WHAT YOU WILL DO: Take the material below and extract the lines from the one with "Convert this chart to Plotly code." through the one with "80.4, 81.5, 81.5]", word for word, without pictures.

[START DATASET CONTENT]

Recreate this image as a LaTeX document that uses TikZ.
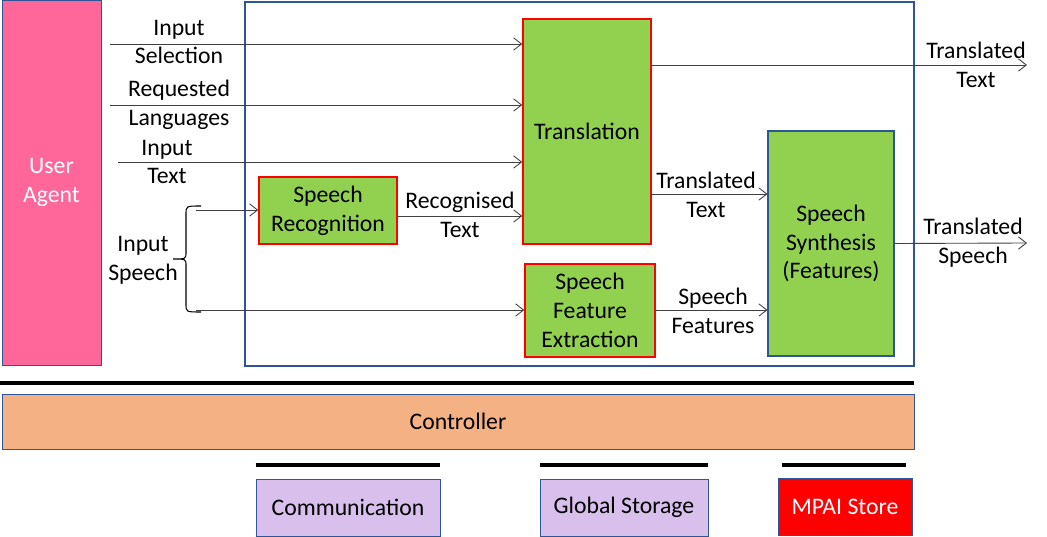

[END DATASET CONTENT]
[START DATASET CONTENT]

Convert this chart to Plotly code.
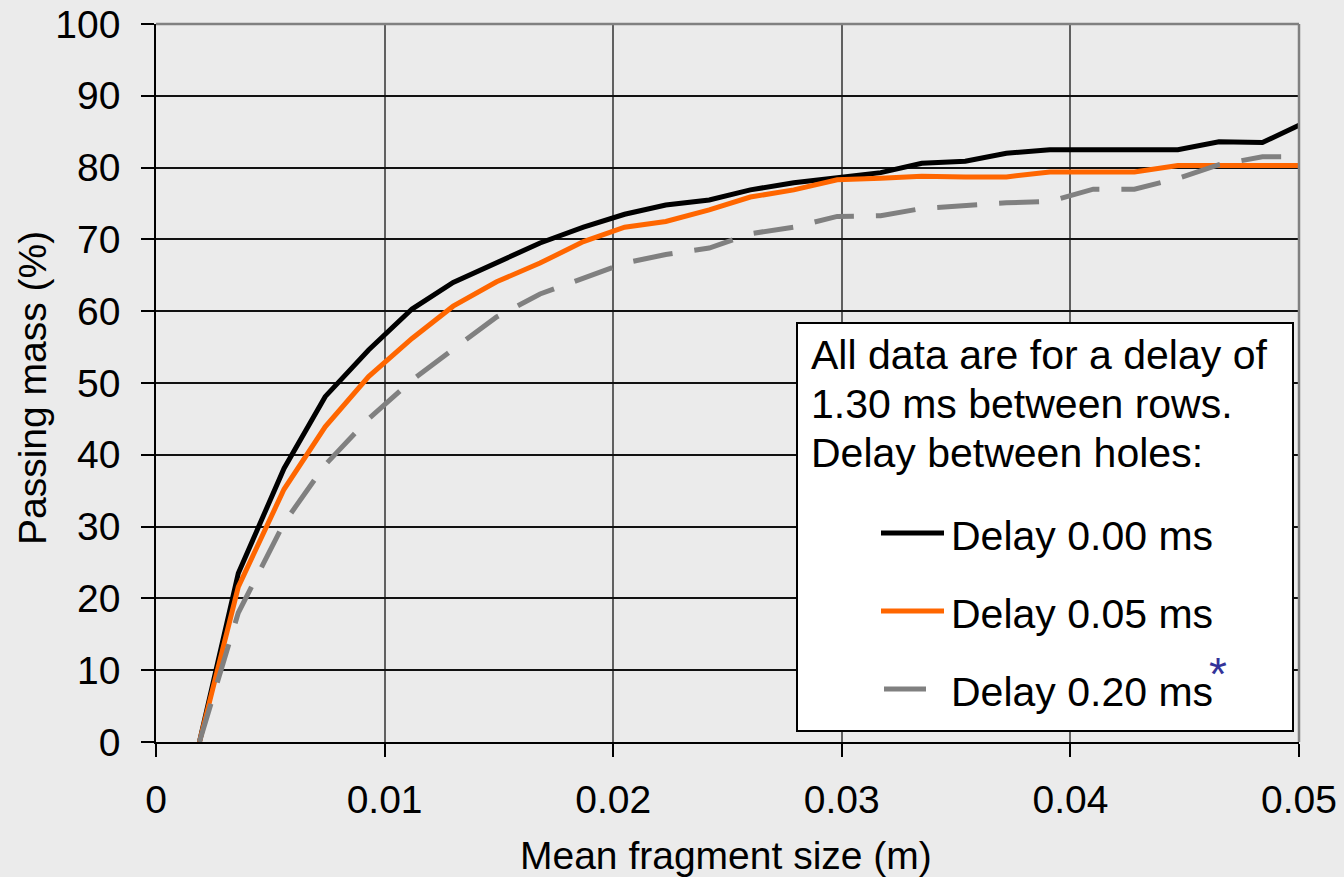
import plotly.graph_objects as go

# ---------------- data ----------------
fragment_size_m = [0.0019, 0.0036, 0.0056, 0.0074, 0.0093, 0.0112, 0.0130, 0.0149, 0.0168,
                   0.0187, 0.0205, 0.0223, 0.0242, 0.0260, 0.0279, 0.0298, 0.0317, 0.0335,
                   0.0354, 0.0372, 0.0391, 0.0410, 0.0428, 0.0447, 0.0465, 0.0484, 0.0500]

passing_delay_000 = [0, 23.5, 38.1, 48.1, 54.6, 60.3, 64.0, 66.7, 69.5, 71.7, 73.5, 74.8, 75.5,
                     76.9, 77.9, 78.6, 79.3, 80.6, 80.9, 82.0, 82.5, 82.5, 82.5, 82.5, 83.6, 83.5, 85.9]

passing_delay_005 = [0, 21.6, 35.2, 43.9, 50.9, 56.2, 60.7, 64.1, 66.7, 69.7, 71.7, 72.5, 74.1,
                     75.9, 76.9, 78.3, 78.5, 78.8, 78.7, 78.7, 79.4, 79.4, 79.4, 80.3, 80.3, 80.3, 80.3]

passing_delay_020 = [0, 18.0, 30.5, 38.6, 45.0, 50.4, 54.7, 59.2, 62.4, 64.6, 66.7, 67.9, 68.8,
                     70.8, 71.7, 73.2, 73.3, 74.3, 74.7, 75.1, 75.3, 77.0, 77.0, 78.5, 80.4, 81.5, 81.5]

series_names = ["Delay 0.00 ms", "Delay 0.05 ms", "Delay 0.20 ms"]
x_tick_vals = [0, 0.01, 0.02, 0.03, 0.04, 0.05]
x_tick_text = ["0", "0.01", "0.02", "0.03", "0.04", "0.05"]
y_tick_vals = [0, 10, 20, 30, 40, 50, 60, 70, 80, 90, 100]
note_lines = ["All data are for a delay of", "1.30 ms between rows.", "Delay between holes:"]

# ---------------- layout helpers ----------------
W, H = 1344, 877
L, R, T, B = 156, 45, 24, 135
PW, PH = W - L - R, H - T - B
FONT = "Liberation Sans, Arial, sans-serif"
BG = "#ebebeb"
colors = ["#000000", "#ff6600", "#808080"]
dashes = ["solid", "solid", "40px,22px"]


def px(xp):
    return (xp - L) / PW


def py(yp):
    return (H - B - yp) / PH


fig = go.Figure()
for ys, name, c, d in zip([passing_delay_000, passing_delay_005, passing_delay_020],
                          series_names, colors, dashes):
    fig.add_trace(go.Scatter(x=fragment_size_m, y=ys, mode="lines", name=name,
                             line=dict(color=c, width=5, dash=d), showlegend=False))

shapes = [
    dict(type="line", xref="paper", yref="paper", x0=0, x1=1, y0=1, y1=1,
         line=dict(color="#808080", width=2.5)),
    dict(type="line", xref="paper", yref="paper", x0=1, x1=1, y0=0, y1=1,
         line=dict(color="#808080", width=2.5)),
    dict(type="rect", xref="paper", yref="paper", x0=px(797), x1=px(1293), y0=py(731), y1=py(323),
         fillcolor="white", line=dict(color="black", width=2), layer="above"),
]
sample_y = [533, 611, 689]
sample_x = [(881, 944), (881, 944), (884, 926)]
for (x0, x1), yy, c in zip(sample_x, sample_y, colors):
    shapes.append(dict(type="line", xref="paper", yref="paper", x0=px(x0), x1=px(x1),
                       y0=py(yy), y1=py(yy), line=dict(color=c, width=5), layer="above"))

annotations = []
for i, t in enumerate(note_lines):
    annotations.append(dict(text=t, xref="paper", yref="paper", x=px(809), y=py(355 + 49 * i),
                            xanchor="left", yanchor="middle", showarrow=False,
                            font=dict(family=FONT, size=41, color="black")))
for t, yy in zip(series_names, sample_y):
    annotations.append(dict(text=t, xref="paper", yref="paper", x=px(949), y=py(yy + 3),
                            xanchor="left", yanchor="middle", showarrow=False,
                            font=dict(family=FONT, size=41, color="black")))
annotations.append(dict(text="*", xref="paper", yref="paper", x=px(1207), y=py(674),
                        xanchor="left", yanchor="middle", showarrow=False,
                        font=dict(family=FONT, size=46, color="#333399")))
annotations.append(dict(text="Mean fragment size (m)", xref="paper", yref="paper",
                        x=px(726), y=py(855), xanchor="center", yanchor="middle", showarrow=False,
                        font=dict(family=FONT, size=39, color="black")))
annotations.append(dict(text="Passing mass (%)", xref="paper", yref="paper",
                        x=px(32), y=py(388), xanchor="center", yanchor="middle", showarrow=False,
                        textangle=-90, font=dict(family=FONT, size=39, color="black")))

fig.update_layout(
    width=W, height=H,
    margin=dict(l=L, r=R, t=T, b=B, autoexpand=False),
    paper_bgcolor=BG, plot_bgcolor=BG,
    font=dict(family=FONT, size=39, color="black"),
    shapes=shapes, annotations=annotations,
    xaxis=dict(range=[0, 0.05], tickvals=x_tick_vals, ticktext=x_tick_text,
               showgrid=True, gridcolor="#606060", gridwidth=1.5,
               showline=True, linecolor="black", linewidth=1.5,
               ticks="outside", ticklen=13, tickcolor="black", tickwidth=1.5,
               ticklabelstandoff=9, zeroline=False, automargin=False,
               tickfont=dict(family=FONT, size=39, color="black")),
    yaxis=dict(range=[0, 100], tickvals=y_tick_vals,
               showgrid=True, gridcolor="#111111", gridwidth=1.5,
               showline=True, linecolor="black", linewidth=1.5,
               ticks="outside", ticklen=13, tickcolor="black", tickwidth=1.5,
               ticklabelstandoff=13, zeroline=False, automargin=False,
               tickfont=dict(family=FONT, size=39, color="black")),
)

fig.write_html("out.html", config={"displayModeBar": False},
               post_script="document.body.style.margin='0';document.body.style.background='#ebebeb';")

[END DATASET CONTENT]

EXERCISE RESPONSE:
Convert this chart to Plotly code.
import plotly.graph_objects as go

# ---------------- data ----------------
fragment_size_m = [0.0019, 0.0036, 0.0056, 0.0074, 0.0093, 0.0112, 0.0130, 0.0149, 0.0168,
                   0.0187, 0.0205, 0.0223, 0.0242, 0.0260, 0.0279, 0.0298, 0.0317, 0.0335,
                   0.0354, 0.0372, 0.0391, 0.0410, 0.0428, 0.0447, 0.0465, 0.0484, 0.0500]

passing_delay_000 = [0, 23.5, 38.1, 48.1, 54.6, 60.3, 64.0, 66.7, 69.5, 71.7, 73.5, 74.8, 75.5,
                     76.9, 77.9, 78.6, 79.3, 80.6, 80.9, 82.0, 82.5, 82.5, 82.5, 82.5, 83.6, 83.5, 85.9]

passing_delay_005 = [0, 21.6, 35.2, 43.9, 50.9, 56.2, 60.7, 64.1, 66.7, 69.7, 71.7, 72.5, 74.1,
                     75.9, 76.9, 78.3, 78.5, 78.8, 78.7, 78.7, 79.4, 79.4, 79.4, 80.3, 80.3, 80.3, 80.3]

passing_delay_020 = [0, 18.0, 30.5, 38.6, 45.0, 50.4, 54.7, 59.2, 62.4, 64.6, 66.7, 67.9, 68.8,
                     70.8, 71.7, 73.2, 73.3, 74.3, 74.7, 75.1, 75.3, 77.0, 77.0, 78.5, 80.4, 81.5, 81.5]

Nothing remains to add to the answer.